_Data block_
* begin *

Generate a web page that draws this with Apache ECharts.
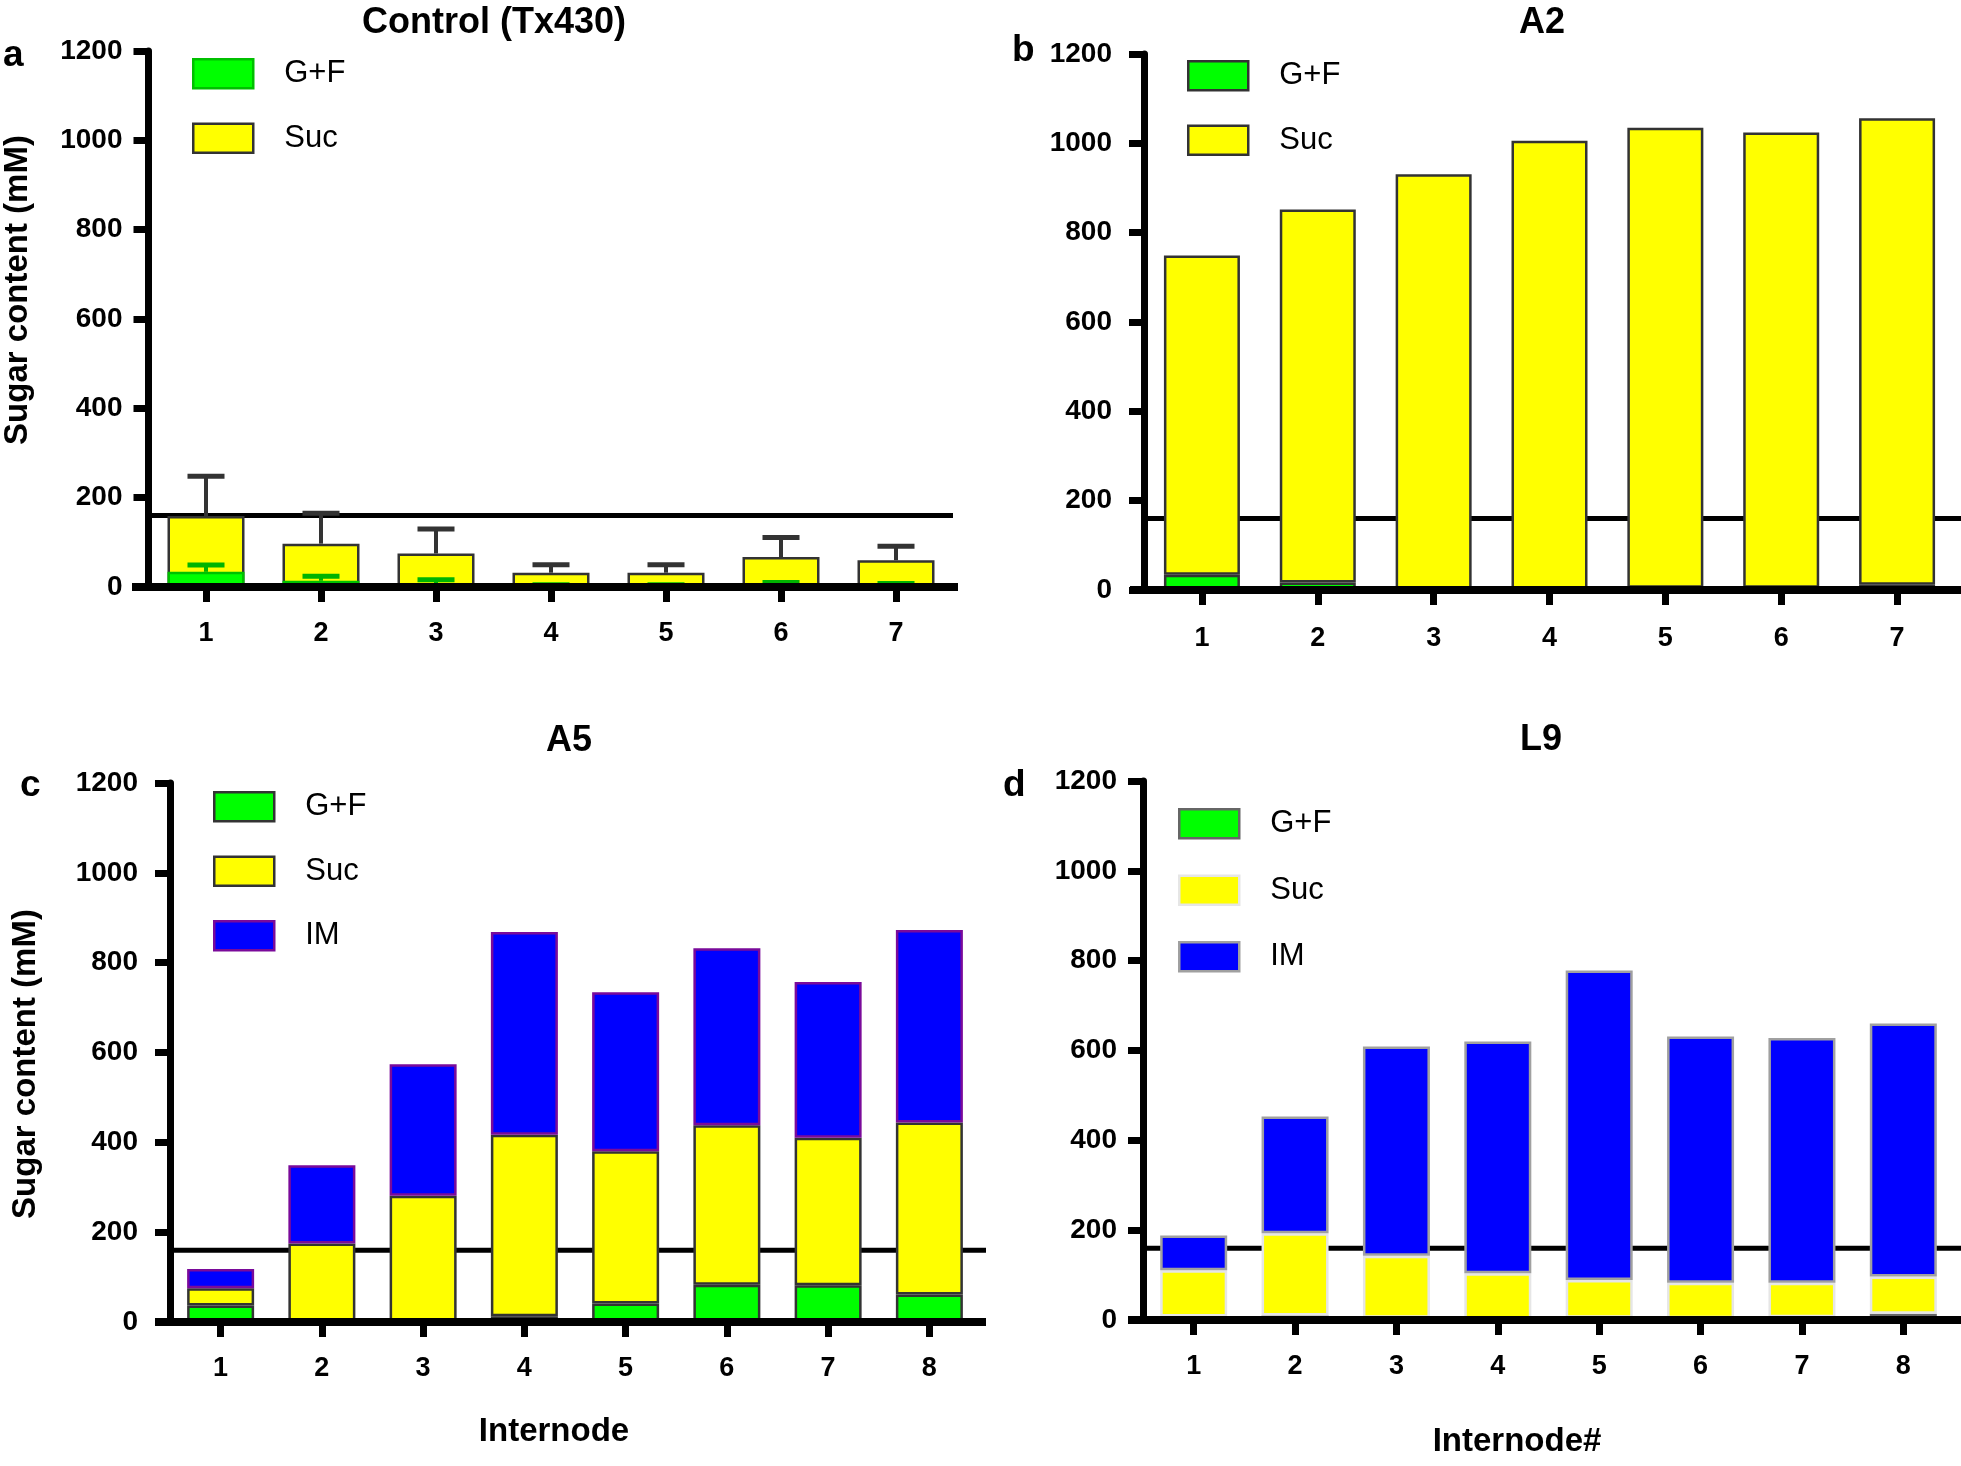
<!DOCTYPE html>
<html>
<head>
<meta charset="utf-8">
<script src="https://cdn.jsdelivr.net/npm/echarts@6/dist/echarts.min.js"></script>
<style>
html,body{margin:0;padding:0;background:#fff;}
#chart{width:1961px;height:1466px;}
</style>
</head>
<body>
<div id="chart"></div>
<script>
// ---------- data ----------
const categories7 = ['1', '2', '3', '4', '5', '6', '7'];
const categories8 = ['1', '2', '3', '4', '5', '6', '7', '8'];
const threshold = 160;

// Panel a: Control (Tx430) — overlaid bars, upper error bars
const gfA     = [34, 14, 7, 2, 2, 3, 2];
const gfErrA  = [15, 10, 9, 3, 3, 7, 6];
const sucA    = [159, 97, 75, 32, 32, 67, 60];
const sucErrA = [89, 68, 55, 18, 18, 44, 31];

// Panel b: A2 — stacked
const gfB  = [34, 17, 3, 3, 5, 5, 12];
const sucB = [715, 835, 928, 1003, 1030, 1019, 1044];

// Panel c: A5 — stacked
const gfC  = [37, 3, 3, 13, 41, 83, 82, 61];
const sucC = [38, 172, 278, 404, 339, 355, 328, 383];
const imC  = [43, 174, 293, 451, 354, 394, 347, 429];

// Panel d: L9 — stacked
const gfD  = [8, 10, 5, 3, 5, 4, 6, 14];
const sucD = [103, 183, 138, 101, 84, 79, 77, 83];
const imD  = [77, 260, 466, 516, 689, 548, 545, 563];

// ---------- styling ----------
const FONT = '"Liberation Sans", Arial, Helvetica, sans-serif';
const GREEN = '#00ff00', YELLOW = '#ffff00', BLUE = '#0000ff';

const chart = echarts.init(document.getElementById('chart'), null, {renderer: 'canvas'});

const grids = [
  {left: 148.5, top: 51,  width: 805, height: 536},
  {left: 1144,  top: 54,  width: 811, height: 536},
  {left: 170,   top: 783, width: 810, height: 539},
  {left: 1143,  top: 781, width: 811, height: 539}
];
const yMargins = [26, 32, 32, 26];

function xAxisFor(i, cats) {
  return {
    type: 'category', gridIndex: i, data: cats,
    axisLine: {show: false},
    axisTick: {show: true, alignWithLabel: true, length: 15, lineStyle: {color: '#000', width: 7}},
    axisLabel: {color: '#000', fontFamily: FONT, fontWeight: 'bold', fontSize: 27, margin: i === 1 ? 35 : 33},
    splitLine: {show: false}
  };
}
function yAxisFor(i) {
  return {
    type: 'value', gridIndex: i, min: 0, max: 1200, interval: 200,
    axisLine: {show: true, lineStyle: {color: '#000', width: 7}},
    axisTick: {show: true, length: 15, lineStyle: {color: '#000', width: 7}},
    axisLabel: {color: '#000', fontFamily: FONT, fontWeight: 'bold', fontSize: 28, margin: yMargins[i],
      formatter: v => String(v)},
    splitLine: {show: false}
  };
}

function errRender(color) {
  return function (params, api) {
    const x = api.value(0), m = api.value(1), e = api.value(2);
    const p0 = api.coord([x, m]);
    const p1 = api.coord([x, m + e]);
    const hw = 18.5;
    return {
      type: 'group',
      children: [
        {type: 'line', shape: {x1: p0[0], y1: p0[1], x2: p1[0], y2: p1[1]}, style: {stroke: color, lineWidth: 4}},
        {type: 'line', shape: {x1: p1[0] - hw, y1: p1[1], x2: p1[0] + hw, y2: p1[1]}, style: {stroke: color, lineWidth: 5}}
      ]
    };
  };
}

function legendFor(left, top, gap, items) {
  return {
    orient: 'vertical', left: left, top: top, padding: 0,
    itemWidth: 60, itemHeight: 29, itemGap: gap, selectedMode: false,
    icon: 'rect',
    textStyle: {color: '#000', fontFamily: FONT, fontSize: 31, padding: [0, 0, 0, 26]},
    data: items
  };
}

const series = [];
// Panel a
series.push({name: 'Suc', type: 'bar', xAxisIndex: 0, yAxisIndex: 0, data: sucA, barWidth: 77, barGap: '-100%',
  itemStyle: {color: YELLOW, borderColor: '#333', borderWidth: 2.5}, z: 2});
series.push({name: 'G+F', type: 'bar', xAxisIndex: 0, yAxisIndex: 0, data: gfA, barWidth: 77, barGap: '-100%',
  itemStyle: {color: GREEN, borderColor: '#00c000', borderWidth: 2.5}, z: 2});
series.push({type: 'custom', xAxisIndex: 0, yAxisIndex: 0, z: 3, renderItem: errRender('#333'),
  encode: {x: 0, y: 1}, data: sucA.map((v, i) => [i, v, sucErrA[i]])});
series.push({type: 'custom', xAxisIndex: 0, yAxisIndex: 0, z: 3, renderItem: errRender('#00b400'),
  encode: {x: 0, y: 1}, data: gfA.map((v, i) => [i, v, gfErrA[i]])});
// Panel b
series.push({name: 'G+F', type: 'bar', xAxisIndex: 1, yAxisIndex: 1, stack: 'b', data: gfB, barWidth: 76,
  itemStyle: {color: GREEN, borderColor: '#333', borderWidth: 2.5}, z: 2});
series.push({name: 'Suc', type: 'bar', xAxisIndex: 1, yAxisIndex: 1, stack: 'b', data: sucB, barWidth: 76,
  itemStyle: {color: YELLOW, borderColor: '#333', borderWidth: 2.5}, z: 2});
// Panel c
series.push({name: 'G+F', type: 'bar', xAxisIndex: 2, yAxisIndex: 2, stack: 'c', data: gfC, barWidth: 67,
  itemStyle: {color: GREEN, borderColor: '#333', borderWidth: 2.5}, z: 2});
series.push({name: 'Suc', type: 'bar', xAxisIndex: 2, yAxisIndex: 2, stack: 'c', data: sucC, barWidth: 67,
  itemStyle: {color: YELLOW, borderColor: '#333', borderWidth: 2.5}, z: 2});
series.push({name: 'IM', type: 'bar', xAxisIndex: 2, yAxisIndex: 2, stack: 'c', data: imC, barWidth: 67,
  itemStyle: {color: BLUE, borderColor: '#7a0a9a', borderWidth: 2.5}, z: 2});
// Panel d
series.push({name: 'G+F', type: 'bar', xAxisIndex: 3, yAxisIndex: 3, stack: 'd', data: gfD, barWidth: 67,
  itemStyle: {color: GREEN, borderColor: '#666', borderWidth: 2.5}, z: 2});
series.push({name: 'Suc', type: 'bar', xAxisIndex: 3, yAxisIndex: 3, stack: 'd', data: sucD, barWidth: 67,
  itemStyle: {color: YELLOW, borderColor: '#e6e6e6', borderWidth: 2.5}, z: 2});
series.push({name: 'IM', type: 'bar', xAxisIndex: 3, yAxisIndex: 3, stack: 'd', data: imD, barWidth: 67,
  itemStyle: {color: BLUE, borderColor: '#a0a0a0', borderWidth: 2.5}, z: 2});

const option = {
  animation: false,
  backgroundColor: '#fff',
  grid: grids,
  xAxis: [xAxisFor(0, categories7), xAxisFor(1, categories7), xAxisFor(2, categories8), xAxisFor(3, categories8)],
  yAxis: [yAxisFor(0), yAxisFor(1), yAxisFor(2), yAxisFor(3)],
  legend: [
    legendFor(192, 58, 33, [
      {name: 'G+F', itemStyle: {color: GREEN, borderColor: '#00c000', borderWidth: 2.5}},
      {name: 'Suc', itemStyle: {color: YELLOW, borderColor: '#333', borderWidth: 2.5}}
    ]),
    legendFor(1187, 60, 33, [
      {name: 'G+F', itemStyle: {color: GREEN, borderColor: '#333', borderWidth: 2.5}},
      {name: 'Suc', itemStyle: {color: YELLOW, borderColor: '#333', borderWidth: 2.5}}
    ]),
    legendFor(213, 791, 33, [
      {name: 'G+F', itemStyle: {color: GREEN, borderColor: '#333', borderWidth: 2.5}},
      {name: 'Suc', itemStyle: {color: YELLOW, borderColor: '#333', borderWidth: 2.5}},
      {name: 'IM', itemStyle: {color: BLUE, borderColor: '#7a0a9a', borderWidth: 2.5}}
    ]),
    legendFor(1178, 808, 35, [
      {name: 'G+F', itemStyle: {color: GREEN, borderColor: '#666', borderWidth: 2.5}},
      {name: 'Suc', itemStyle: {color: YELLOW, borderColor: '#e6e6e6', borderWidth: 2.5}},
      {name: 'IM', itemStyle: {color: BLUE, borderColor: '#a0a0a0', borderWidth: 2.5}}
    ])
  ],
  series: series
};
chart.setOption(option);

// ---------- axis base lines, threshold lines, texts ----------
const lineExt = [
  {ax1: 132,  ax2: 958,  tx1: 148,  tx2: 953},
  {ax1: 1130, ax2: 1961, tx1: 1145, tx2: 1961},
  {ax1: 155,  ax2: 986,  tx1: 170,  tx2: 986},
  {ax1: 1128, ax2: 1961, tx1: 1143, tx2: 1961}
];
const g = [];
lineExt.forEach((e, i) => {
  const y0 = chart.convertToPixel({yAxisIndex: i}, 0);
  const yt = chart.convertToPixel({yAxisIndex: i}, threshold);
  g.push({type: 'line', z: 1, shape: {x1: e.tx1, y1: yt, x2: e.tx2, y2: yt}, style: {stroke: '#000', lineWidth: 5}});
  g.push({type: 'line', z: 50, shape: {x1: e.ax1, y1: y0, x2: e.ax2, y2: y0}, style: {stroke: '#000', lineWidth: 8}});
});
function txt(text, x, y, size, weight, rot) {
  return {type: 'text', z: 60, x: x, y: y, rotation: rot || 0,
    style: {text: text, fill: '#000', font: weight + ' ' + size + 'px ' + FONT, align: 'center', verticalAlign: 'middle'}};
}
function letter(text, x, y) {
  return {type: 'text', z: 60, x: x, y: y,
    style: {text: text, fill: '#000', font: 'bold 37px ' + FONT, align: 'left', verticalAlign: 'middle'}};
}
g.push(txt('Control (Tx430)', 494, 23, 36, 'bold'));
g.push(txt('A2', 1542, 23, 36, 'bold'));
g.push(txt('A5', 569, 741, 36, 'bold'));
g.push(txt('L9', 1541, 740, 36, 'bold'));
g.push(letter('a', 3, 56));
g.push(letter('b', 1012, 51));
g.push(letter('c', 20, 786));
g.push(letter('d', 1003, 786));
g.push(txt('Sugar content (mM)', 18, 290, 33, 'bold', Math.PI / 2));
g.push(txt('Sugar content (mM)', 26, 1064, 33, 'bold', Math.PI / 2));
g.push(txt('Internode', 554, 1432, 33, 'bold'));
g.push(txt('Internode#', 1517, 1442, 33, 'bold'));
chart.setOption({graphic: {elements: g}});
</script>
</body>
</html>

* end *

_Description of the task_
Take the material above from its first line through the line holding "394, 347, 429];" and set it down exactly, without the pictures.

_Exercise response_
Generate a web page that draws this with Apache ECharts.
<!DOCTYPE html>
<html>
<head>
<meta charset="utf-8">
<script src="https://cdn.jsdelivr.net/npm/echarts@6/dist/echarts.min.js"></script>
<style>
html,body{margin:0;padding:0;background:#fff;}
#chart{width:1961px;height:1466px;}
</style>
</head>
<body>
<div id="chart"></div>
<script>
// ---------- data ----------
const categories7 = ['1', '2', '3', '4', '5', '6', '7'];
const categories8 = ['1', '2', '3', '4', '5', '6', '7', '8'];
const threshold = 160;

// Panel a: Control (Tx430) — overlaid bars, upper error bars
const gfA     = [34, 14, 7, 2, 2, 3, 2];
const gfErrA  = [15, 10, 9, 3, 3, 7, 6];
const sucA    = [159, 97, 75, 32, 32, 67, 60];
const sucErrA = [89, 68, 55, 18, 18, 44, 31];

// Panel b: A2 — stacked
const gfB  = [34, 17, 3, 3, 5, 5, 12];
const sucB = [715, 835, 928, 1003, 1030, 1019, 1044];

// Panel c: A5 — stacked
const gfC  = [37, 3, 3, 13, 41, 83, 82, 61];
const sucC = [38, 172, 278, 404, 339, 355, 328, 383];
const imC  = [43, 174, 293, 451, 354, 394, 347, 429];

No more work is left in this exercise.